Measuring the Impact
The Emergency Room is not cheap, although by comparative standards I got off easy. My bill, after insurance, was roughly $700 (not including the follow-up eye doctor visits, new contact lenses, replaced makeup, etc.). The bill sent to the insurance company was roughly 3 times that amount.
Money isn’t everything, and time is more precious: I lost about 4 hours’ sleep, I lost 6 hours’ quality time with my husband and a favorite movie. I lost another 2 hours or so to the ER and another 2 to/from the eye doctor.
I had to work from home on that Monday, and that meant even though it was my last week with my old team they didn’t have me right there to help with my transition; that’s 4 people impacted. My husband had to take time from his evening and next day to take me to appointments, which he was super supportive of and insisted upon, but it also meant he couldn’t do whatever it is he should have been doing during those hours. Rarely is it just one customer who is impacted in Live Site.
Yes, post-mortem means “after death”, and no one died. In the Live Site world, no one dies. (Well, we hope no one dies). The Post Mortem is when you look over what and how it happened, figure out how to keep it from happening again, and figure out how to detect if it does.

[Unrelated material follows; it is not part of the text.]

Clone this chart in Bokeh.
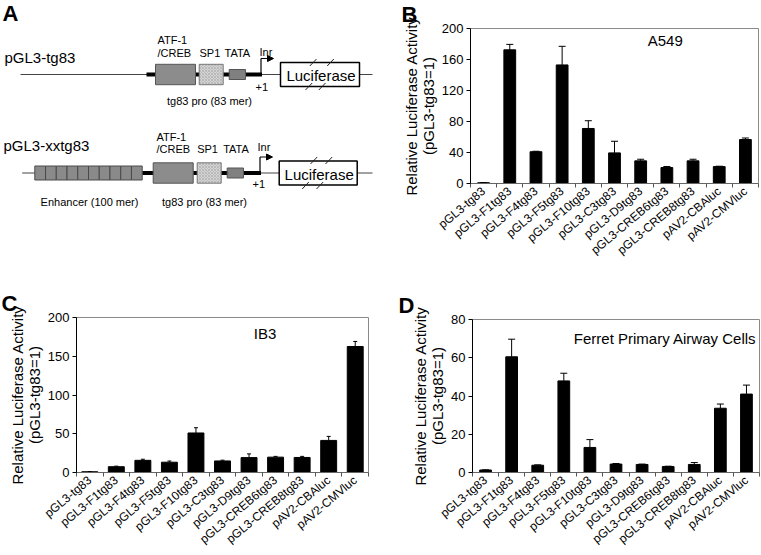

What Happened – also known as the Root Cause Analysis
Root Cause Analysis (RCA) is the review of what instigated the problem. In this case, what happened was that I somehow (?) got either smoke between my contact lenses and cornea, creating a corneal abrasion that then lead to dual infection, OR the I got an infection, which led to corneal abrasion. The experts weren’t really worried about which came first, and if I had wanted to spend lab money to dig into which came first, I don’t know that they would have been able to figure that out. It is, in fact, a moot point. If it was smoke from the environment, that’s how that could have happened. Or it could be infection from saline solution, eye rubbing, random bacteria, etcetera. It could have been from contact lens over-use. If they would have been able to tell me definitively the root cause that would be great, because it would impact my next two steps, but rarely do you get a clean root cause.
How to Keep it from Happening Again
As we read up above, I trashed all of my eye-based items (including, incidentally, my mascara, every one of my eyeliners, etc.). I washed all of my makeup brushes and sterilized them. I got a new brand of contact lens that is changed out more frequently. I got new glasses and wear them more often than I used to. This may be overkill, but it is everything I can do to ensure I don’t have to miss one of my favorite movies.
How to Detect if it Happens Again
In this case, my first clue was my contact lenses clouding over on the Saturday. At that point I should have quit wearing contacts for a few days and thrown those lenses out instead of trying to disinfect them. My second detect point was the second day of clouding lenses — those two combined should have sent me to the urgent care or an eye doctor, which would certainly have been more cost-effective than the ER. Uncontrollable eye watering, foggy lenses, and/or gritty pain when opening, closing, or having closed eyes are all reasons to see a professional right away.
You’ll notice in most of this I’ve not beaten myself up about being stupid, making poor choices, etc. That’s because it wouldn’t help (either me or the situation) and it’s entirely beside the point. I can’t go and change what happened, so the best practice is to learn from it and ensure others do, too. *That* is what I like about Live Site. If your Live Site culture feels like a giant finger-pointing exercise, then it isn’t being implemented properly, and it’s time to do some Root Cause Analysis.